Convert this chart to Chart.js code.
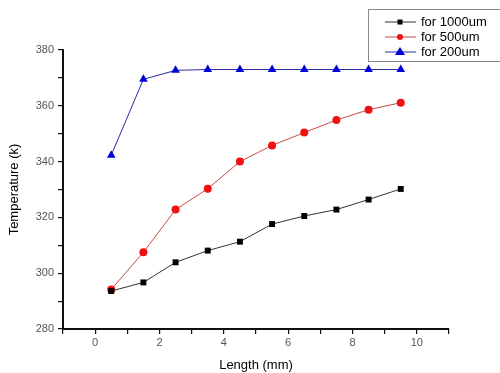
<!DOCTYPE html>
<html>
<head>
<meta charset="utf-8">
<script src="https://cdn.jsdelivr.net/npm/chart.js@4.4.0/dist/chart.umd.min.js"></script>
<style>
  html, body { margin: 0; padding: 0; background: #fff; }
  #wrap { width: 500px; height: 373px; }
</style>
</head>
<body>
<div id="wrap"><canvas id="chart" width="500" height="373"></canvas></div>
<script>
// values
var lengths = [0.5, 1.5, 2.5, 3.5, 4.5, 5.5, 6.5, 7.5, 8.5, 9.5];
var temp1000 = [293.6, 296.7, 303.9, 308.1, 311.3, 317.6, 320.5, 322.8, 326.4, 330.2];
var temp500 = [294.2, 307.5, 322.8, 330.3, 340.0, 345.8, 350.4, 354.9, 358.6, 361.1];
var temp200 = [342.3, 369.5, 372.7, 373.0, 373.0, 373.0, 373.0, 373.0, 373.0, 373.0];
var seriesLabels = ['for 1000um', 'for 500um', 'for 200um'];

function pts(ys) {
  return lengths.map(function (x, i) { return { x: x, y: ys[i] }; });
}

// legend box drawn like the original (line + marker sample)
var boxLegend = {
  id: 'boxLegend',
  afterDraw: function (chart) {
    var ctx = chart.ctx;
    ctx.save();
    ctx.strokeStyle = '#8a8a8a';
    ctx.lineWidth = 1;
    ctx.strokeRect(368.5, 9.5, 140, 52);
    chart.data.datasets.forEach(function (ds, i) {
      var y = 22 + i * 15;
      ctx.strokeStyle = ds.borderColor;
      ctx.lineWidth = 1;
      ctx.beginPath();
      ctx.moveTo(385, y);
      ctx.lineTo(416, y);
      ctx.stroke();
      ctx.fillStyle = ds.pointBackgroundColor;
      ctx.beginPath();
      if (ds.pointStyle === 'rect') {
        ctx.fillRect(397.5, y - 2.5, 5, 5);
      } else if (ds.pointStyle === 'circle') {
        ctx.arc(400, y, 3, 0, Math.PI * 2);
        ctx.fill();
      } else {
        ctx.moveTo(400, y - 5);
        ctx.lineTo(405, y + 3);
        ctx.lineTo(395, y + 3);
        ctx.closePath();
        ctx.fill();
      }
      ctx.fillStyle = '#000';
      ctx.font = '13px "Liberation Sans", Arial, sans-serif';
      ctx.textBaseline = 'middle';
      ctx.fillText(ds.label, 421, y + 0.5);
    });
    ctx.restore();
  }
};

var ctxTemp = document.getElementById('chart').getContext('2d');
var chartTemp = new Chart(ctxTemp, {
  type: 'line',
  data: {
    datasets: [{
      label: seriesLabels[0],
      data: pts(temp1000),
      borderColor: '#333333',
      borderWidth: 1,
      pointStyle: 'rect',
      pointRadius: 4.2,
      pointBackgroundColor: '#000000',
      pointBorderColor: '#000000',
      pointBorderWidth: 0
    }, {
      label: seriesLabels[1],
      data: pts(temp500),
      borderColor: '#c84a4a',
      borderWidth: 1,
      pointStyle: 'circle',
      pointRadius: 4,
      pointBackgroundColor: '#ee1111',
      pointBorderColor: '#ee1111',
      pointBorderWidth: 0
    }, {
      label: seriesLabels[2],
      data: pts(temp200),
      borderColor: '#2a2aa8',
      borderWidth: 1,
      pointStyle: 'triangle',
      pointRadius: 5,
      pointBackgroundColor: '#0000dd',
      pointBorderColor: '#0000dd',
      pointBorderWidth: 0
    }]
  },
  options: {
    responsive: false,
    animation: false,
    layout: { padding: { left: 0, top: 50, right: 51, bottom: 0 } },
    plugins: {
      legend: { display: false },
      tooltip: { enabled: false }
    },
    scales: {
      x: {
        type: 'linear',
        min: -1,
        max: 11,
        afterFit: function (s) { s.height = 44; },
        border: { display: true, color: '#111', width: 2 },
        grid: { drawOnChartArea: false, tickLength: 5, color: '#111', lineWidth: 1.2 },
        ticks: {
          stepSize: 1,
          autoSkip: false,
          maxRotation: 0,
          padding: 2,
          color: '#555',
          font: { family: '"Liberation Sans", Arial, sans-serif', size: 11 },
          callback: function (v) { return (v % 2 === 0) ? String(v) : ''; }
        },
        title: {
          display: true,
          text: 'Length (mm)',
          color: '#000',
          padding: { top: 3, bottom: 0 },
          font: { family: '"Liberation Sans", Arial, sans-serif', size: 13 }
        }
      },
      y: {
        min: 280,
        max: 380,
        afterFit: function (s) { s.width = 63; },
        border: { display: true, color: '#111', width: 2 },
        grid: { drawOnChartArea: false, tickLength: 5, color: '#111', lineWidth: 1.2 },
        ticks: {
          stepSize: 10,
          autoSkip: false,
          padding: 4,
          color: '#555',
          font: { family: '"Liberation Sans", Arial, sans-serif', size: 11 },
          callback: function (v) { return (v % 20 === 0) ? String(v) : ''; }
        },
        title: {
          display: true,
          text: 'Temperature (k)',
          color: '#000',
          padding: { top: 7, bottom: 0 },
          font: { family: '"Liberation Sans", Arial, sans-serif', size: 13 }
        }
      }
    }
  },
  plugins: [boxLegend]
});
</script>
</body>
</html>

☆ ☆ ☆ ☆ ☆

## Exercise details
Repeat the listing in full and exactly. Do not include any images.

## Problem solution
Convert this chart to Chart.js code.
<!DOCTYPE html>
<html>
<head>
<meta charset="utf-8">
<script src="https://cdn.jsdelivr.net/npm/chart.js@4.4.0/dist/chart.umd.min.js"></script>
<style>
  html, body { margin: 0; padding: 0; background: #fff; }
  #wrap { width: 500px; height: 373px; }
</style>
</head>
<body>
<div id="wrap"><canvas id="chart" width="500" height="373"></canvas></div>
<script>
// values
var lengths = [0.5, 1.5, 2.5, 3.5, 4.5, 5.5, 6.5, 7.5, 8.5, 9.5];
var temp1000 = [293.6, 296.7, 303.9, 308.1, 311.3, 317.6, 320.5, 322.8, 326.4, 330.2];
var temp500 = [294.2, 307.5, 322.8, 330.3, 340.0, 345.8, 350.4, 354.9, 358.6, 361.1];
var temp200 = [342.3, 369.5, 372.7, 373.0, 373.0, 373.0, 373.0, 373.0, 373.0, 373.0];
var seriesLabels = ['for 1000um', 'for 500um', 'for 200um'];

function pts(ys) {
  return lengths.map(function (x, i) { return { x: x, y: ys[i] }; });
}

// legend box drawn like the original (line + marker sample)
var boxLegend = {
  id: 'boxLegend',
  afterDraw: function (chart) {
    var ctx = chart.ctx;
    ctx.save();
    ctx.strokeStyle = '#8a8a8a';
    ctx.lineWidth = 1;
    ctx.strokeRect(368.5, 9.5, 140, 52);
    chart.data.datasets.forEach(function (ds, i) {
      var y = 22 + i * 15;
      ctx.strokeStyle = ds.borderColor;
      ctx.lineWidth = 1;
      ctx.beginPath();
      ctx.moveTo(385, y);
      ctx.lineTo(416, y);
      ctx.stroke();
      ctx.fillStyle = ds.pointBackgroundColor;
      ctx.beginPath();
      if (ds.pointStyle === 'rect') {
        ctx.fillRect(397.5, y - 2.5, 5, 5);
      } else if (ds.pointStyle === 'circle') {
        ctx.arc(400, y, 3, 0, Math.PI * 2);
        ctx.fill();
      } else {
        ctx.moveTo(400, y - 5);
        ctx.lineTo(405, y + 3);
        ctx.lineTo(395, y + 3);
        ctx.closePath();
        ctx.fill();
      }
      ctx.fillStyle = '#000';
      ctx.font = '13px "Liberation Sans", Arial, sans-serif';
      ctx.textBaseline = 'middle';
      ctx.fillText(ds.label, 421, y + 0.5);
    });
    ctx.restore();
  }
};

var ctxTemp = document.getElementById('chart').getContext('2d');
var chartTemp = new Chart(ctxTemp, {
  type: 'line',
  data: {
    datasets: [{
      label: seriesLabels[0],
      data: pts(temp1000),
      borderColor: '#333333',
      borderWidth: 1,
      pointStyle: 'rect',
      pointRadius: 4.2,
      pointBackgroundColor: '#000000',
      pointBorderColor: '#000000',
      pointBorderWidth: 0
    }, {
      label: seriesLabels[1],
      data: pts(temp500),
      borderColor: '#c84a4a',
      borderWidth: 1,
      pointStyle: 'circle',
      pointRadius: 4,
      pointBackgroundColor: '#ee1111',
      pointBorderColor: '#ee1111',
      pointBorderWidth: 0
    }, {
      label: seriesLabels[2],
      data: pts(temp200),
      borderColor: '#2a2aa8',
      borderWidth: 1,
      pointStyle: 'triangle',
      pointRadius: 5,
      pointBackgroundColor: '#0000dd',
      pointBorderColor: '#0000dd',
      pointBorderWidth: 0
    }]
  },
  options: {
    responsive: false,
    animation: false,
    layout: { padding: { left: 0, top: 50, right: 51, bottom: 0 } },
    plugins: {
      legend: { display: false },
      tooltip: { enabled: false }
    },
    scales: {
      x: {
        type: 'linear',
        min: -1,
        max: 11,
        afterFit: function (s) { s.height = 44; },
        border: { display: true, color: '#111', width: 2 },
        grid: { drawOnChartArea: false, tickLength: 5, color: '#111', lineWidth: 1.2 },
        ticks: {
          stepSize: 1,
          autoSkip: false,
          maxRotation: 0,
          padding: 2,
          color: '#555',
          font: { family: '"Liberation Sans", Arial, sans-serif', size: 11 },
          callback: function (v) { return (v % 2 === 0) ? String(v) : ''; }
        },
        title: {
          display: true,
          text: 'Length (mm)',
          color: '#000',
          padding: { top: 3, bottom: 0 },
          font: { family: '"Liberation Sans", Arial, sans-serif', size: 13 }
        }
      },
      y: {
        min: 280,
        max: 380,
        afterFit: function (s) { s.width = 63; },
        border: { display: true, color: '#111', width: 2 },
        grid: { drawOnChartArea: false, tickLength: 5, color: '#111', lineWidth: 1.2 },
        ticks: {
          stepSize: 10,
          autoSkip: false,
          padding: 4,
          color: '#555',
          font: { family: '"Liberation Sans", Arial, sans-serif', size: 11 },
          callback: function (v) { return (v % 20 === 0) ? String(v) : ''; }
        },
        title: {
          display: true,
          text: 'Temperature (k)',
          color: '#000',
          padding: { top: 7, bottom: 0 },
          font: { family: '"Liberation Sans", Arial, sans-serif', size: 13 }
        }
      }
    }
  },
  plugins: [boxLegend]
});
</script>
</body>
</html>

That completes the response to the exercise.